The new generation of scientists will require skills, knowledge, and literacy around social and emotional responses, have empathy across the diversity of human experience, and will have to connect with people and their desire to build a better world. We may also need a different way of communicating and recognising the role of science for society, especially acknowledging that scientific information cannot represent the diverse experiences of a specific problem to different groups, and that local knowledge provides a depth of understanding to complex situations. This requires scientists to reflect and consider the communities they are working with, to think about their own biases, and to acknowledge that consensus largely is not built on data, but the working relationships that are developed between stakeholders, of which scientist are only one part. This new recognition of how diverse knowledge can be interpreted represents a path forward to finding solutions that work for society.

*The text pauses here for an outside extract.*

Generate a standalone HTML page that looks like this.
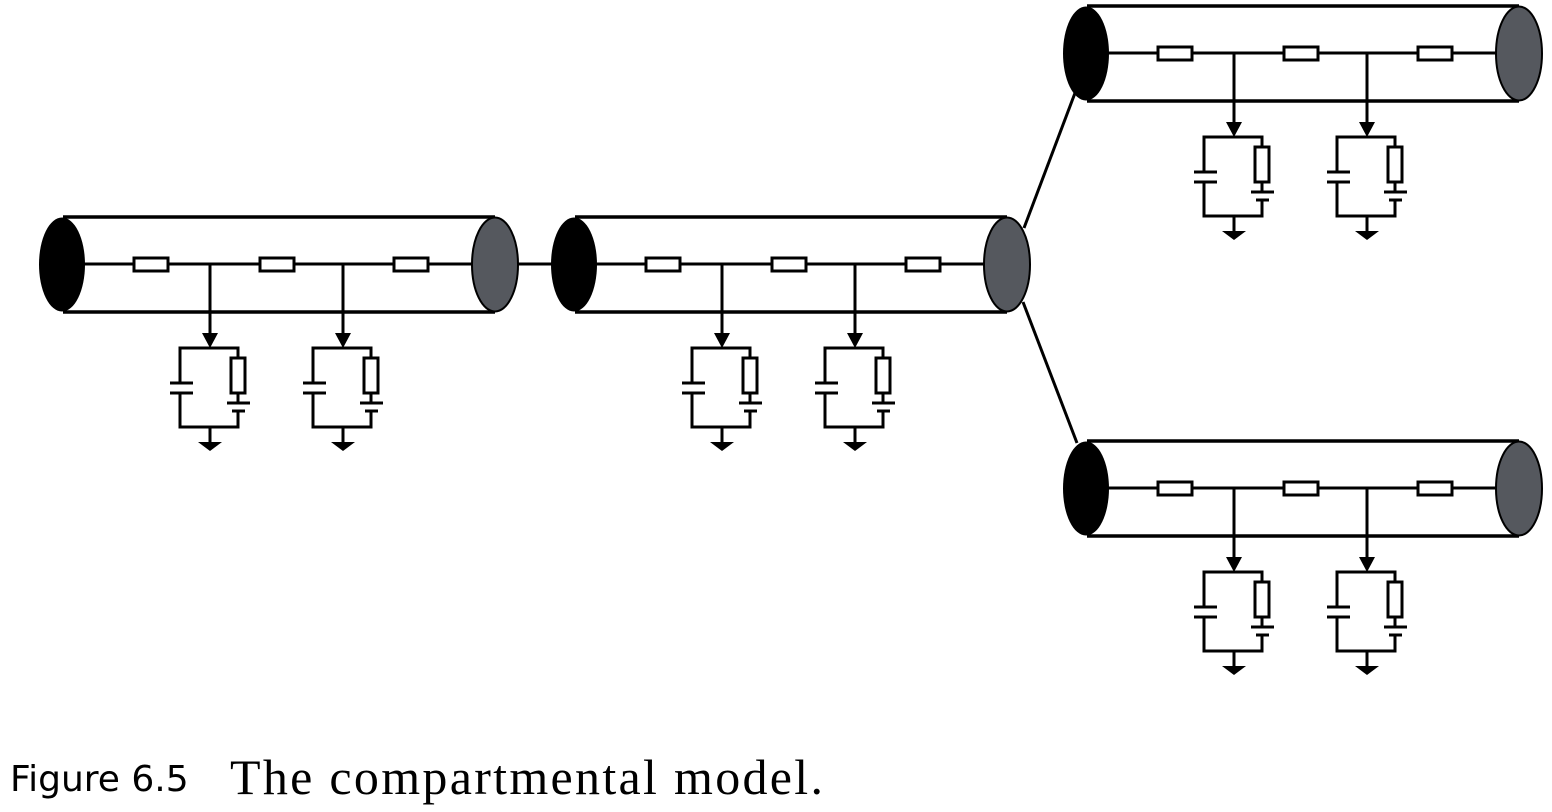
<!DOCTYPE html>
<html><head><meta charset="utf-8">
<style>
html,body{margin:0;padding:0;background:#fff;width:1552px;height:812px;overflow:hidden;}
svg{position:absolute;left:0;top:0;}
.cap1{position:absolute;left:10px;top:762px;font-family:"DejaVu Sans","Liberation Sans",sans-serif;font-size:36px;color:#000;line-height:1;}
.cap2{position:absolute;left:230px;top:752px;font-family:"Liberation Serif",serif;font-size:50px;letter-spacing:2.3px;color:#000;line-height:1;}
</style></head>
<body>
<svg width="1552" height="812" viewBox="0 0 1552 812">
<defs>
<g id="branch" stroke="#000" stroke-width="3" fill="none">
  <line x1="0" y1="264" x2="0" y2="334"/>
  <polygon points="-8,333 8,333 0,348" fill="#000" stroke="none"/>
  <polyline points="-30,383 -30,348 28,348 28,358"/>
  <line x1="-40" y1="383" x2="-17" y2="383"/>
  <line x1="-40" y1="393" x2="-17" y2="393"/>
  <polyline points="-30,393 -30,427 28,427 28,411"/>
  <rect x="21" y="358" width="14" height="35" fill="#fff"/>
  <line x1="28" y1="393" x2="28" y2="403"/>
  <line x1="17" y1="403" x2="40" y2="403"/>
  <line x1="22" y1="411" x2="35" y2="411"/>
  <line x1="0" y1="427" x2="0" y2="442"/>
  <polygon points="-12,442 12,442 0,451" fill="#000" stroke="none"/>
</g>
<g id="unit">
  <line x1="63" y1="217" x2="495" y2="217" stroke="#000" stroke-width="3.5"/>
  <line x1="63" y1="312" x2="495" y2="312" stroke="#000" stroke-width="3.5"/>
  <line x1="63" y1="264" x2="495" y2="264" stroke="#000" stroke-width="3"/>
  <rect x="134" y="258" width="34" height="13" fill="#fff" stroke="#000" stroke-width="3"/>
  <rect x="260" y="258" width="34" height="13" fill="#fff" stroke="#000" stroke-width="3"/>
  <rect x="394" y="258" width="34" height="13" fill="#fff" stroke="#000" stroke-width="3"/>
  <ellipse cx="62" cy="264.5" rx="23" ry="47" fill="#000"/>
  <ellipse cx="495" cy="264.5" rx="23" ry="47" fill="#55585e" stroke="#000" stroke-width="2"/>
  <use href="#branch" x="210"/>
  <use href="#branch" x="343"/>
</g>
</defs>
<line x1="518" y1="264" x2="553" y2="264" stroke="#000" stroke-width="3"/>
<line x1="1024" y1="228" x2="1075" y2="93" stroke="#000" stroke-width="3"/>
<line x1="1023" y1="302" x2="1077" y2="443" stroke="#000" stroke-width="3"/>
<use href="#unit" x="0" y="0"/>
<use href="#unit" x="512" y="0"/>
<use href="#unit" x="1024" y="-211"/>
<use href="#unit" x="1024" y="224"/>
</svg>
<div class="cap1">Figure 6.5</div>
<div class="cap2">The compartmental model.</div>
</body></html>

Solutions for sustainability problems will also have to be considered at scales that can enact transformational change, especially for the global problems we are currently experiencing. In the third article of this initial topical collection, O’Brien et al. (2023) explore how understanding local and context specific actions can scale up through the extension of universal values from individuals to family, neighbours, and society in general. The goal is to shift the framework from scaling-up change through things (such as technologies or behaviours) to scaling-up change through society by developing a set of universal values that can cascade across individuals and groups to affect change. These shared universal values would allow for individuals and groups to have more agency and power to make deliberate choices that can improve collective goals, which could then scale-up across space and time to create large-scale change.

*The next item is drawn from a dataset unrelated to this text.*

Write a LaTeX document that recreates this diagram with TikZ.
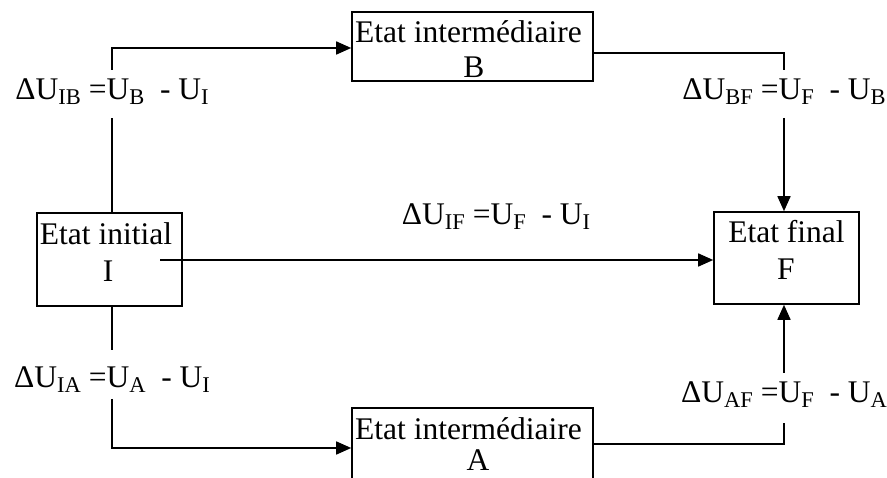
\documentclass[tikz,border=0pt]{standalone}
\usepackage{fontspec}
\setmainfont{Liberation Serif}
\usetikzlibrary{arrows.meta}
\newcommand{\sbs}[1]{\raisebox{-5pt}{\fontsize{22.5}{22}\selectfont #1}}
\tikzset{
  box/.style={draw, line width=1.6pt, rectangle, inner sep=0pt},
  txt/.style={inner sep=0pt, anchor=base, font=\fontsize{31.5}{36}\selectfont},
  eq/.style={inner sep=0pt, anchor=base, font=\fontsize{31.5}{36}\selectfont},
  conn/.style={line width=1.6pt},
  arr/.style={line width=1.6pt, -{Triangle[length=15pt,width=13pt]}}
}
\begin{document}
\begin{tikzpicture}[x=1pt,y=-1pt]
\useasboundingbox (0,0) rectangle (887,478);
\clip (0,0) rectangle (887,478);
% boxes
\node[box, minimum width=241pt, minimum height=69pt] (B) at (472.5,46.5) {};
\node[box, minimum width=145pt, minimum height=93pt] (I) at (109.5,259.5) {};
\node[box, minimum width=145pt, minimum height=92pt] (F) at (786.5,258) {};
\node[box, minimum width=241pt, minimum height=80pt] (A) at (472.5,448) {};
% box texts
\node[txt] (Bt1) at (468.5,43) {Etat intermédiaire};
\node[txt] (Bt2) at (474,78) {B};
\node[txt] (It1) at (106,245) {Etat initial};
\node[txt] (It2) at (108,282) {I};
\node[txt] (Ft1) at (786.5,243) {Etat final};
\node[txt] (Ft2) at (786,280) {F};
\node[txt] (At1) at (468.5,439) {Etat intermédiaire};
\node[txt] (At2) at (478,471) {A};
% labels
\node[eq] (LIB) at (112,100) {ΔU\sbs{IB} =U\sbs{B}\ \ - U\sbs{I}};
\node[eq] (LBF) at (784,100) {ΔU\sbs{BF} =U\sbs{F}\ \ - U\sbs{B}};
\node[eq] (LIF) at (496,225) {ΔU\sbs{IF} =U\sbs{F}\ \ - U\sbs{I}};
\node[eq] (LIA) at (112,388) {ΔU\sbs{IA} =U\sbs{A}\ \ - U\sbs{I}};
\node[eq] (LAF) at (784,403) {ΔU\sbs{AF} =U\sbs{F}\ \ - U\sbs{A}};
% gap coordinates
\coordinate (ib1) at (112,118);
\coordinate (ib2) at (112,70);
\coordinate (bf1) at (784,70);
\coordinate (bf2) at (784,118);
\coordinate (if0) at (160,260);
\coordinate (ia1) at (112,350);
\coordinate (ia2) at (112,399);
\coordinate (af1) at (784,423);
\coordinate (af2) at (784,373);
% connectors
\draw[conn] (I.north -| ib1) -- (ib1);
\draw[arr] (ib2) |- ([yshift=-1.5pt]B.west);
\draw[conn] ([yshift=-6.5pt]B.east) -| (bf1);
\draw[arr] (bf2) -- (F.north -| bf2);
\draw[arr] (if0) -- (F.west |- if0);
\draw[conn] (I.south -| ia1) -- (ia1);
\draw[arr] (ia2) |- (A.west);
\draw[conn] ([yshift=4pt]A.east) -| (af1);
\draw[arr] (af2) -- (F.south -| af2);
\end{tikzpicture}
\end{document}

As we deal with more complex environmental change—at interconnected scales that are increasingly difficult to govern, with more people on Earth, and more interdependencies between decisions and actions—it is important to consider one of the main points of the argument from Glavovic et al. (2021), that the science-society contract of old, where public investment in science will lead to an improved understanding of our world and lead to societal benefits (Lubchenco 1998), is now broken. This realisation presents the possibility for a new science-society contract must be forged, one that recognises multiple types of knowledge expertise and ways of working to reach decisions. This new contract also requires stakeholders to work as partners to develop solutions that can realistically create change. A new science-society contract that encourages communication and genuine discourse with diverse perspectives has the potential to reveal solutions that go beyond imagined ideals to ones that can be planned, executed, and changed through time as the situation around us changes.

While some scientists will remain data scientists, concentrating on the “how” and “why” of data collection and analysis, there must be new ways of thinking that allow this information to be connected to other groups of scientists that are actively working with stakeholder or on-the-ground practitioners and communities to ground-truth the research. Understanding that there is a spectrum of scientists from those that work apart from stakeholders to those that work closely with stakeholders, and recognising the distinct roles that are necessary across the spectrum, will be key to developing a scientific community that can re-create a new science-society contract.

I invite you to read through this initial collection and respond or add your thoughts through the ongoing Topical collection on ‘Getting to solutions’. We, as scientists and scholars, must continue this dialogue with one another in order to build-up and build-on one another’s work and develop multiple and creative solutions to understand and address these complex problems of now and the future.